以变形镁合金AZ31B为试验基材, 在其表面采用高功率CO2气体激光熔覆了Al-Si基纳米Si3N4粉末。采用金相观察、X射线衍射分析、能谱分析、硬度测试和腐蚀性能测试等手段, 研究了激光熔覆层的微观组织结构及表面性能。研究结果表明, 激光熔覆层主要由上部的树枝晶、中部呈线性排列的黑色相和下部的粗大树枝晶组成。当纳米氮化硅含量为1%时, 熔覆层主要由Al、AlN、Al9Si和Mg2Si组成。熔覆层的硬度最高达到235 HV0.05, 是镁合金基体的4～5倍。熔覆层的耐腐蚀性能得到了改善, 其腐蚀电位为－1 204 mV, 比母材提高了382 mV; 腐蚀电流密度为0.070 5 mA·cm-2, 比母材降低了约一个数量级。

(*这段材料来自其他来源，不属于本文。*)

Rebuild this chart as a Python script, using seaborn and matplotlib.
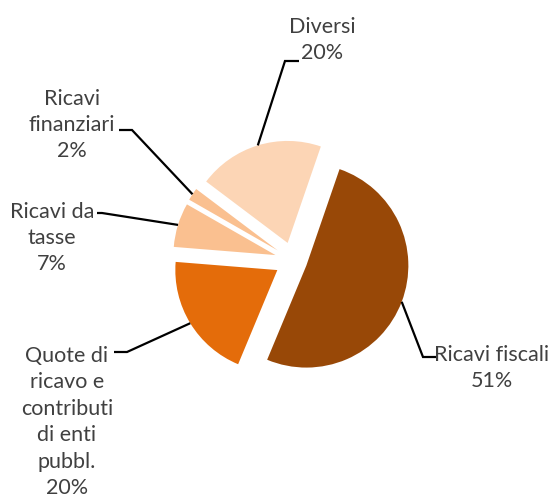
import matplotlib
matplotlib.use("Agg")
import numpy as np
import matplotlib.pyplot as plt
import seaborn as sns

# Data
labels = [
    "Ricavi fiscali",
    "Quote di\nricavo e\ncontributi\ndi enti\npubbl.",
    "Ricavi da\ntasse",
    "Ricavi\nfinanziari",
    "Diversi",
]
shares = [51, 20, 7, 2, 20]
colors = ["#984807", "#E46C0A", "#FAC090", "#FAC090", "#FCD5B5"]
explode = [0.14, 0.18, 0.18, 0.18, 0.18]

# Layout in figure pixels (text block centre, leader elbow, leader end)
text_xy = [(492, 368), (67, 422), (52, 238), (72, 125), (322, 40)]
elbow_xy = [(423, 358), (127, 353), (102, 214), (132, 131), (285, 62)]
end_xy = [(436, 358), (114, 353), (97, 214), (119, 131), (299, 62)]

sns.set_theme(style="white")
plt.rcParams["font.family"] = ["Lato", "DejaVu Sans"]

W, H = 552, 502
CX, CY, R = 293, 261.5, 102


def px(p):
    # figure pixel -> pie data coords
    return (p[0] - CX) / R, (CY - p[1]) / R


fig = plt.figure(figsize=(W / 100, H / 100), dpi=100)
ax = fig.add_axes([0, 0, 1, 1])
wedges, _ = ax.pie(
    shares,
    colors=colors,
    explode=explode,
    startangle=71,
    counterclock=False,
    radius=1,
    wedgeprops=dict(linewidth=0),
)
ax.set_aspect("auto")
ax.set_xlim(-CX / R, (W - CX) / R)
ax.set_ylim(-(H - CY) / R, CY / R)
ax.axis("off")

for w, lab, val, t, e, n in zip(wedges, labels, shares, text_xy, elbow_xy, end_xy):
    mid = np.deg2rad((w.theta1 + w.theta2) / 2)
    ax0 = w.center[0] + w.r * np.cos(mid)
    ay0 = w.center[1] + w.r * np.sin(mid)
    ex, ey = px(e)
    nx, ny = px(n)
    ax.plot([ax0, ex, nx], [ay0, ey, ny], color="black", lw=1.6,
            solid_joinstyle="miter", solid_capstyle="butt")
    tx, ty = px(t)
    ax.text(tx, ty, f"{lab}\n{val}%", ha="center", va="center",
            multialignment="center", fontsize=15.5, linespacing=1.4,
            color="#404040")

fig.savefig("out.png", dpi=100, facecolor="white")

In this paper, laser surface cladding Al-Si +nano-Si3N4 composite coating on AZ31B magnesium alloy with a CO2 laser. The microstructure and properties of the cladded layer were investigated with optical microscopy, X-ray diffraction, energy dispersive spectrometer, and Vickers hardness and corrosion resistance test. The results showed that the cladding layer was mainly composed of the upper dendrites, the central black phase which presenting a linear arrangement and the bottom thick branches crystal microstructure. When nano-Si3N4 content was 1%, the phase of cladding layer was Al, AlN, Al9Si and Mg2Si. Microhardness of the caldded layer was about 235 HV0.05, which was 4～5 times of the matrix’s. The corrosion resistance of magnesium alloy improved significantly. The corrosion potential of the cladded layer was －1 204 mV, which raised 382 mV compared the AZ31B magnesium alloy substrate, and the corrosion current density was 0.070 5 mA·cm-2 which reduced one order of magnitude compared with the substrate.